Building a business costs money—usually more than you can generate from your operating revenues alone. Securing the funds you need will require careful planning and preparation.
Whether you’re a fully operating business looking to add a new truck to your fleet or build a new location, or if you're just starting out, you’ll need money to turn your plans into reality. It might help to work with an accountant to calculate estimated costs for reaching the next level of development.
Before you borrow, list your basic business expenses. Each time you expand your business, these costs are likely to increase:
- Employee salaries
- Electricity, heating, air conditioning, and fuel
- Paper and other office supplies
- Purchasing or leasing operating equipment
- Decorating or remodeling costs
- Legal and professional fees
- Machinery and power tools
One option to increase your funds is to get a line of credit, which is a type of loan that gives you short-term or seasonal funds.

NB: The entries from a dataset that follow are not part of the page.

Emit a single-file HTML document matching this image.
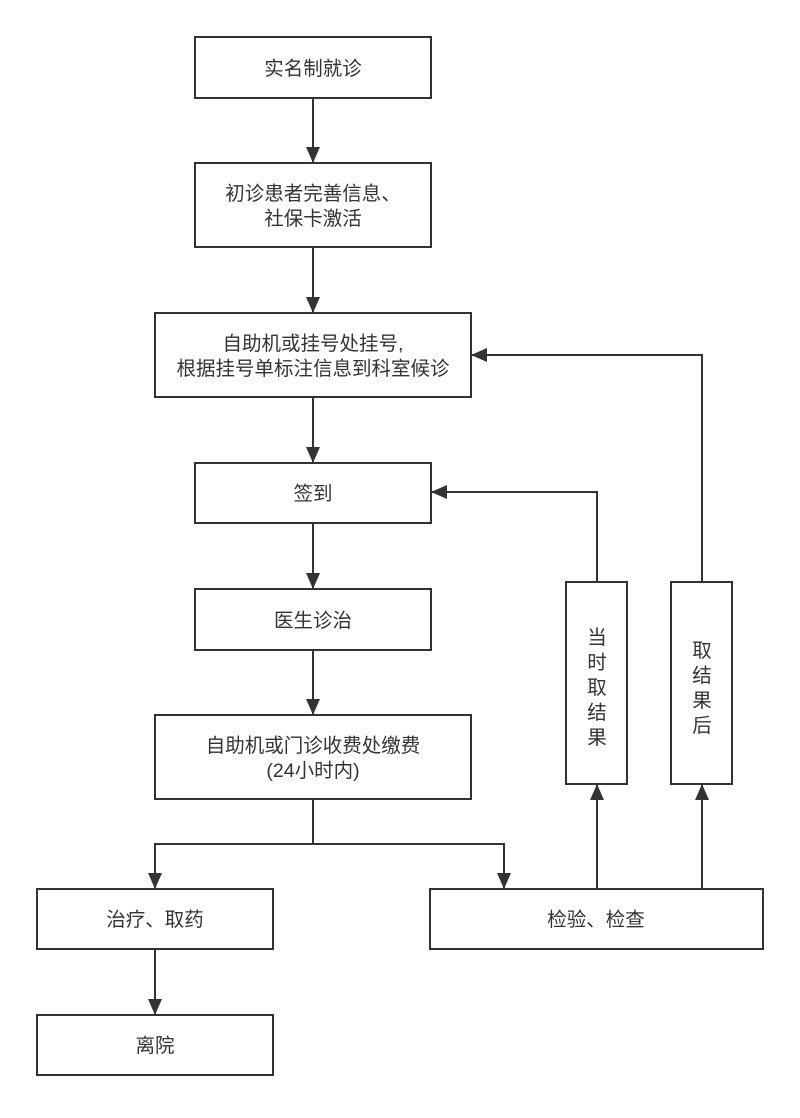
<!DOCTYPE html>
<html><head><meta charset="utf-8"><style>
html,body{margin:0;padding:0;background:#fff;}
svg text{font-family:"Liberation Sans","Noto Sans CJK SC",sans-serif;font-size:19.5px;fill:#333;text-anchor:middle;}
</style></head><body>
<svg width="800" height="1113" viewBox="0 0 800 1113" xmlns="http://www.w3.org/2000/svg">
<defs><marker id="a" markerWidth="16" markerHeight="16" refX="15" refY="7" orient="auto" markerUnits="userSpaceOnUse" viewBox="0 0 16 14"><path d="M0,0 L16,7 L0,14 Z" fill="#333"/></marker></defs>
<g fill="#fff" stroke="#333" stroke-width="2">
<rect x="195" y="37" width="236" height="61"/>
<rect x="195" y="163" width="236" height="84"/>
<rect x="155" y="313" width="316" height="84"/>
<rect x="195" y="463" width="236" height="60"/>
<rect x="195" y="589" width="236" height="61"/>
<rect x="155" y="715" width="316" height="84"/>
<rect x="37" y="889" width="236" height="60"/>
<rect x="37" y="1015" width="236" height="60"/>
<rect x="430" y="889" width="333" height="60"/>
<rect x="566" y="582" width="61" height="202"/>
<rect x="671" y="582" width="61" height="202"/>
</g>
<g fill="none" stroke="#333" stroke-width="2" marker-end="url(#a)">
<path d="M313,98 V162"/>
<path d="M313,247 V312"/>
<path d="M313,397 V462"/>
<path d="M313,523 V588"/>
<path d="M313,650 V714"/>
<path d="M313,799 V844 H155 V888"/>
<path d="M313,844 H504 V888"/>
<path d="M155,949 V1014"/>
<path d="M597,889 V785"/>
<path d="M702,889 V785"/>
<path d="M597,582 V492 H432"/>
<path d="M702,582 V355 H472"/>
</g>
<text x="313" y="75">实名制就诊</text>
<text x="313" y="200">初诊患者完善信息、</text>
<text x="313" y="225">社保卡激活</text>
<text x="313" y="350">自助机或挂号处挂号,</text>
<text x="313" y="375">根据挂号单标注信息到科室候诊</text>
<text x="313" y="500">签到</text>
<text x="313" y="627">医生诊治</text>
<text x="313" y="752">自助机或门诊收费处缴费</text>
<text x="313" y="777">(24小时内)</text>
<text x="155" y="926">治疗、取药</text>
<text x="155" y="1052">离院</text>
<text x="596" y="926">检验、检查</text>
<text x="597" y="644">当</text><text x="597" y="669">时</text><text x="597" y="694">取</text><text x="597" y="719">结</text><text x="597" y="744">果</text>
<text x="702" y="657">取</text><text x="702" y="682">结</text><text x="702" y="707">果</text><text x="702" y="732">后</text>
</svg>
</body></html>
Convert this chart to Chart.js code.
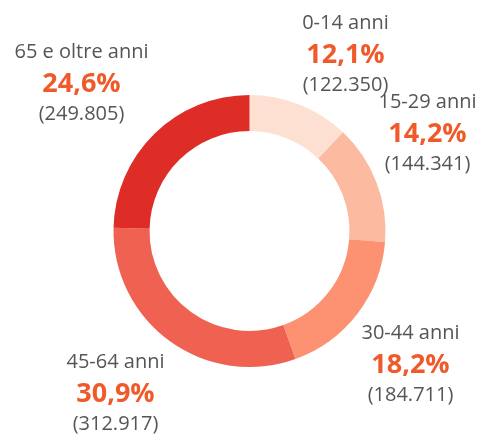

Basically, a line of credit is very similar to a credit card, with the notable exception that interest on a line of credit is lower and may be tax deductible. You borrow cash, using your business assets as collateral, and pay back the principal and interest on any outstanding balance each month.
A long-term credit loan usually lasts up to five years, and is helpful if you want to have money for operating costs until your business turns a profit. Lenders typically require that you provide collateral or sign a promissory note on this type of loan and pay it back in installments. Of course, you should always be wary of getting into unnecessary debt or borrowing more than you can afford to pay back.
Visa, American Express, and Mastercard all offer credit cards aimed specifically at small businesses. These cards offer lower interest rates than normal credit cards, and often have higher credit limits.
If you’re thinking about taking a loan to build your business, there are several qualifications that banks and investors normally expect from you, as the owner, and your business. Before you apply for a loan, make sure that you can provide potential lenders with the following:
- Business plan
- Balance sheet and income statement
- Cash flow projections
- Profit and loss reports
- Personal financial statements for all business partners
- Credit report
- Personal income tax returns
- Information on business debts
You may want to investigate banks that have a history of offering loans to small and growing businesses, since they may be more familiar with your situation and easier to work with.
It’s a good business practice to have a strong relationship with a specific institution, as that could make it easier for you to get loans when you need them. If you don’t use one particular bank or credit union, you might want to open a business banking account or secure small lines of credit before applying for a big loan.
All potential lenders will probably ask how much you are investing personally in your business venture. Among other things, it’s a way to assess your commitment to the business.
Since 1993, the Small Business Administration (SBA) has extended Microloans to businesses to help finance machinery, office space leases, equipment, and other basic necessities.
The most you can borrow with a Microloan is $50,000, and the average amount that borrowers use is about $13,000. Although the term of the loan depends on the size of the loan and what you’re using the funds for, the longest term for a Microloan is six years.
The SBA can also help you create a loan package and secure funds through a program called Lender Match. You can qualify for the loan if your business qualifies based on SBA standards.